**Given request**
Find the string "What" in the entries and copy each line that has it.

Saved data entries
━━━━━━

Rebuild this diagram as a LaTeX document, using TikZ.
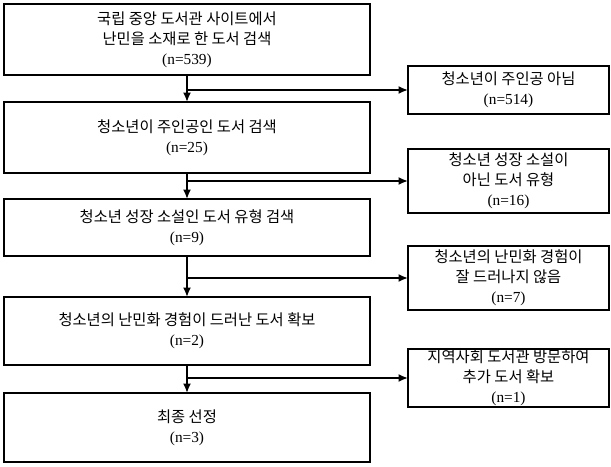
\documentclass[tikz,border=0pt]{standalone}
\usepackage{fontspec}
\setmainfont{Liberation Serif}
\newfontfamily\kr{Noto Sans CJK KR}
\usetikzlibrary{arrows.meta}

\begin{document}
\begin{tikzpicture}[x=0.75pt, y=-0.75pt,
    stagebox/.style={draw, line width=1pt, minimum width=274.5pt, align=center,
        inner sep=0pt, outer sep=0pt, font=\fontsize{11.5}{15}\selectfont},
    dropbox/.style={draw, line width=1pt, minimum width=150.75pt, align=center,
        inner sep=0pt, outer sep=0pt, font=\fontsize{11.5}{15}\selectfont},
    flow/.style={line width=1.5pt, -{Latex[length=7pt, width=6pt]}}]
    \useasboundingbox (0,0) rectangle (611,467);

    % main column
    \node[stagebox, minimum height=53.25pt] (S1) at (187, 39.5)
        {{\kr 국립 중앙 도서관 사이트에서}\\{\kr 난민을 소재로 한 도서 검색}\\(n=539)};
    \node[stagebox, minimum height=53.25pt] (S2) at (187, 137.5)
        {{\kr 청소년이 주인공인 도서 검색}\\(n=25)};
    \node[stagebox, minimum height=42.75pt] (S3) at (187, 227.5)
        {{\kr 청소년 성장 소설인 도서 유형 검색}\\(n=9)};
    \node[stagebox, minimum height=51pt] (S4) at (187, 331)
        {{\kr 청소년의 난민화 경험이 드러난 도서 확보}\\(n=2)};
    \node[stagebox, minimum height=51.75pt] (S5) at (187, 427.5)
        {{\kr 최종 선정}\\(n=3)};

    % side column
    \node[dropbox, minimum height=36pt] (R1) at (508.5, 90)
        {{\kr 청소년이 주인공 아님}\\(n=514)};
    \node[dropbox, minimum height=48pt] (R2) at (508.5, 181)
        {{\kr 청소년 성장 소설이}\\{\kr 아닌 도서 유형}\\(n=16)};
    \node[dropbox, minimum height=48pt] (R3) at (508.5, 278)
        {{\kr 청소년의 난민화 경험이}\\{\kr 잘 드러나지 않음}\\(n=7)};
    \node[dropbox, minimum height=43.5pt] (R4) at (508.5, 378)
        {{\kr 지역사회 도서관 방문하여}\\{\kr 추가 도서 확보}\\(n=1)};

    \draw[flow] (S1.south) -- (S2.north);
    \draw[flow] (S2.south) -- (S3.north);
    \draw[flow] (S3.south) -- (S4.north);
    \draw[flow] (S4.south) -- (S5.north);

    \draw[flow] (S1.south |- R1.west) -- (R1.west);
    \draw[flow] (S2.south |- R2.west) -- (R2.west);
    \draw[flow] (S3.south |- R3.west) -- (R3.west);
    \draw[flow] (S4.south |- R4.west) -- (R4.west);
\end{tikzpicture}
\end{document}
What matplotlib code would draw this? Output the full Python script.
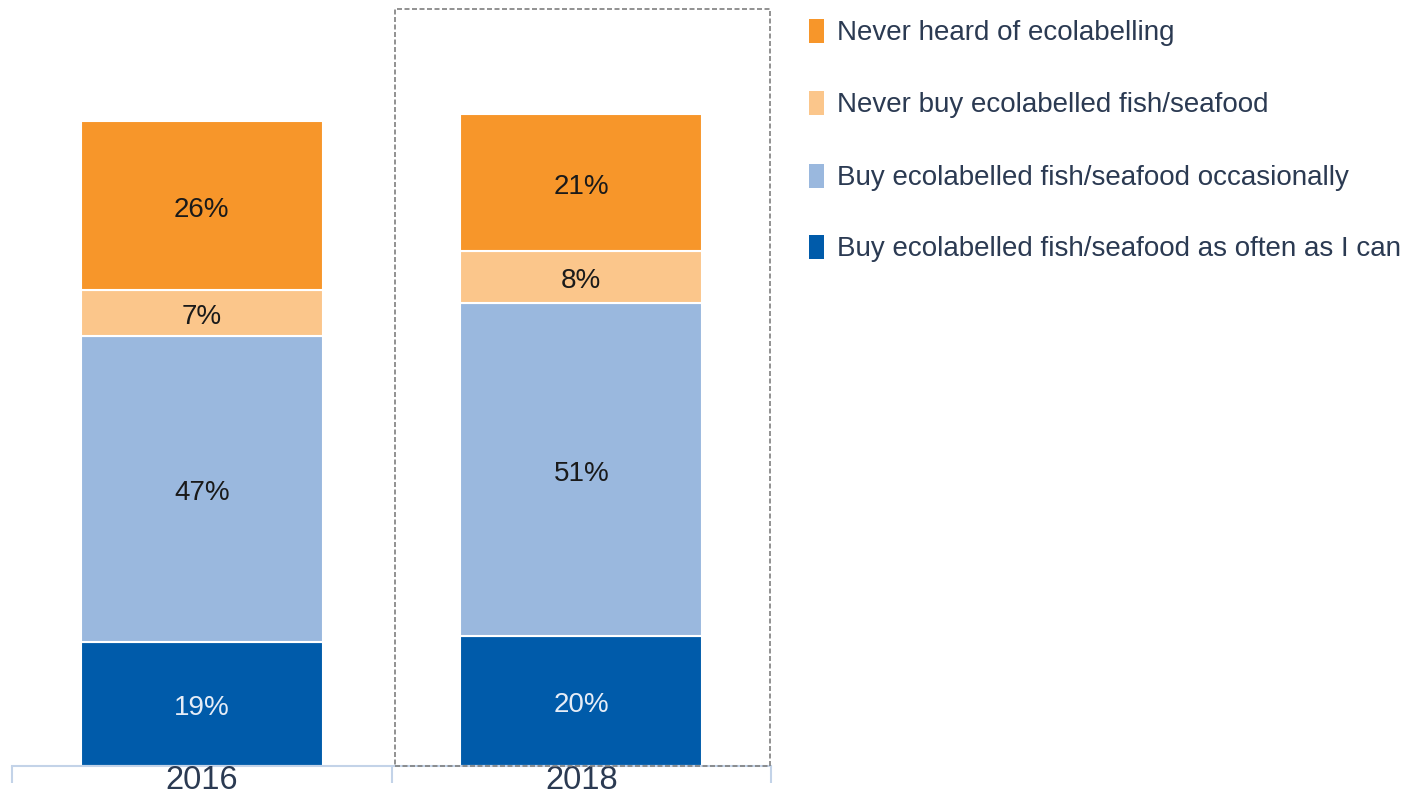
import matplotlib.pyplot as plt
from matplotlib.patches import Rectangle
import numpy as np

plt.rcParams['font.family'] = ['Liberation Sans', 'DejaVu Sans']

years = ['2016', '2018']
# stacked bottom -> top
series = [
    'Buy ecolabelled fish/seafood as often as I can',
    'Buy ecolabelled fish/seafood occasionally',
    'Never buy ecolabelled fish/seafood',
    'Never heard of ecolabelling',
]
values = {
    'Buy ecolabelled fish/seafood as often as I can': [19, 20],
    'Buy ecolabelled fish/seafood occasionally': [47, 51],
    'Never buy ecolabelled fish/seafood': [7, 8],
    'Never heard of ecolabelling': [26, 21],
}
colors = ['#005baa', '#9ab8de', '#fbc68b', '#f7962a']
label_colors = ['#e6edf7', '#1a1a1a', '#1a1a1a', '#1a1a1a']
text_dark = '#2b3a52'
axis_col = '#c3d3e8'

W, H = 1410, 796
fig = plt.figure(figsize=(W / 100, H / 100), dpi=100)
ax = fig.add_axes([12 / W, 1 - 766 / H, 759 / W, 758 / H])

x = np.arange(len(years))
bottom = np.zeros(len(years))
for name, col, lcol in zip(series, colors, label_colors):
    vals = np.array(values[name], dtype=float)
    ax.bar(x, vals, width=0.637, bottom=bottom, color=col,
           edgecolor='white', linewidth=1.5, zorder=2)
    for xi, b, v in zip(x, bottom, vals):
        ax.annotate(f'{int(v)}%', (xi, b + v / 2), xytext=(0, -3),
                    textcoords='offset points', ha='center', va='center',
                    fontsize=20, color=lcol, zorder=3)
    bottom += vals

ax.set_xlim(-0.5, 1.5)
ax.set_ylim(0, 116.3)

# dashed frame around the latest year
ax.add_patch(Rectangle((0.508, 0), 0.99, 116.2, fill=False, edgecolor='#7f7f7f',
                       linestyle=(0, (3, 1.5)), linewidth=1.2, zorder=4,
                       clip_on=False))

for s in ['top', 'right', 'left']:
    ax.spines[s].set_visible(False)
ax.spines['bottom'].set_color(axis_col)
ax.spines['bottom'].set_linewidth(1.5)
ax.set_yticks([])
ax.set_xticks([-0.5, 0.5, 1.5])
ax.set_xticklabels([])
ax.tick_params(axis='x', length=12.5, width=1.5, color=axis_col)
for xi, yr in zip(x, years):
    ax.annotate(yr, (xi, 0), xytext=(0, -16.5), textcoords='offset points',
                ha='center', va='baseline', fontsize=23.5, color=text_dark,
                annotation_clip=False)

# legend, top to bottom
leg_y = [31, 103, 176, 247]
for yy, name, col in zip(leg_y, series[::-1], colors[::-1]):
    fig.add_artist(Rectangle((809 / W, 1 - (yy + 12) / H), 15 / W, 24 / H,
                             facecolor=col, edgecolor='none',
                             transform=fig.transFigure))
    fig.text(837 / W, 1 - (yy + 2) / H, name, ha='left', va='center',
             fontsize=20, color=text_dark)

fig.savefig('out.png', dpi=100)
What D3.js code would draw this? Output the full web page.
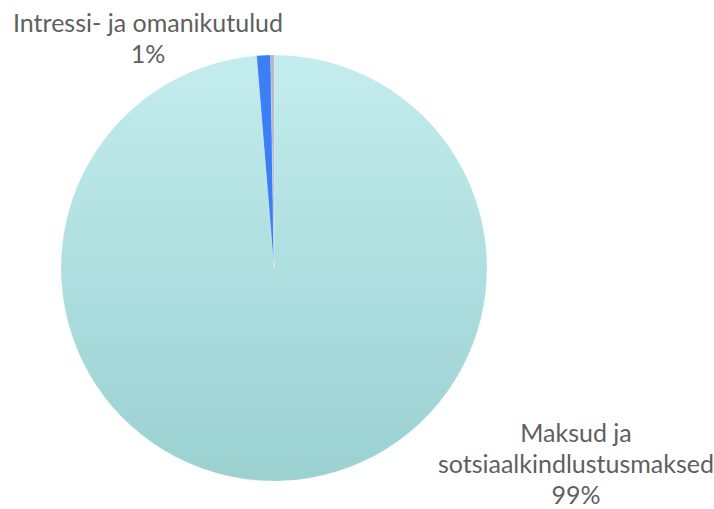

━━━━━━

**Task solution**
What matplotlib code would draw this? Output the full Python script.
What D3.js code would draw this? Output the full web page.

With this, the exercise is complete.